Typically the relative tolerance would be greater than or equal to the absolute tolerance used. Internally, SysCAD typically sets an upper limit on the relative tolerance of 1%. A lower limit on absolute tolerance would be the machine precision: this is determined by SysCAD using double precision 64 bit floating point numbers. Of those 64 bits, 53 of them actually determine the decimal places; the remainder determine the magnitude and sign. Since [math]\displaystyle{ 2^{53}\approx 10^{16} }[/math] any more than 16 decimal places of accuracy would be pointless.

One common situation is when we are converging variables in a tear stream - we keep on iterating until the value is "close enough" to the previous value.

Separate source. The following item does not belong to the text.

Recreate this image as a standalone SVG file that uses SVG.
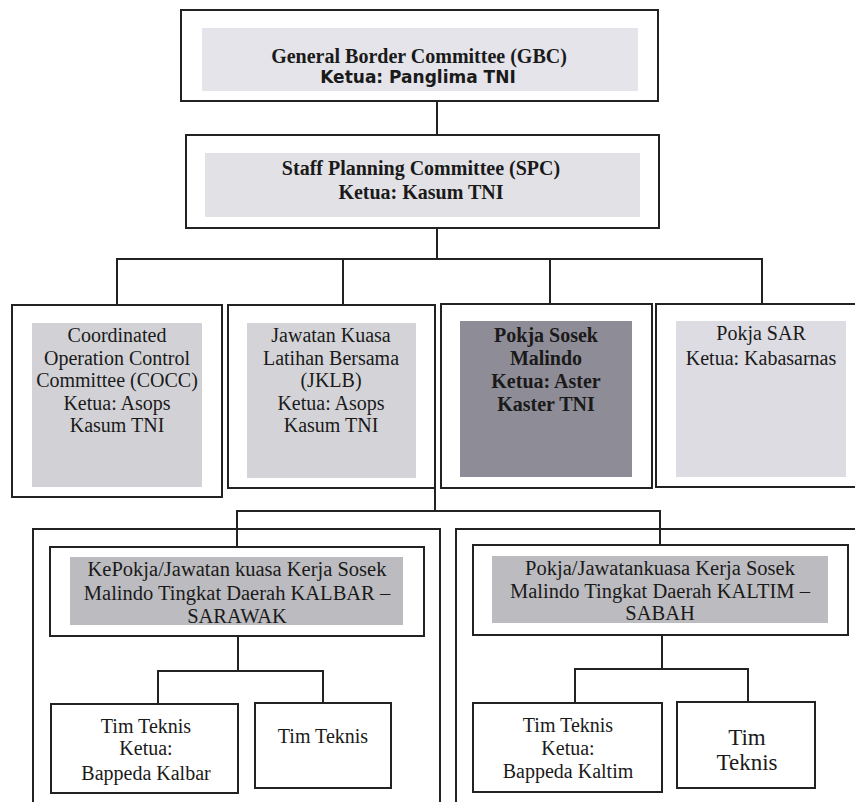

The values for the tolerance settings for the tear solver can be found in solver settings (and also in the Solver Setup menu dialog).

Tolerance01.png

Examples

  1. If the relative tolerance was set to 0.1, and the variable of interest was a mass flowrate with a previous value of 1000 kg/s, then for this variable to be converged the current value would have to be in the range of 900 to 1111 kg/s, i.e. about 10% either side of the previous value.
  2. If the relative tolerance was set to 0.01, and the variable of interest was a mass flowrate with a previous value of 1000 kg/s, then for this variable to be converged the current value would have to be in the range of 990 to 1010 kg/s, i.e. about 1% either side of the previous value.
  3. The absolute tolerance becomes important when the value of a variable is close to zero. If the relative tolerance was set to 0.1, the absolute tolerance was set to 0.01, and the variable of interest was a mass flowrate with a previous value of 0 kg/s, then for this variable to be converged the current value would have to be less than 0.011 kg/s, i.e. a difference of about 0.01 (=the absolute tolerance) from the previous value.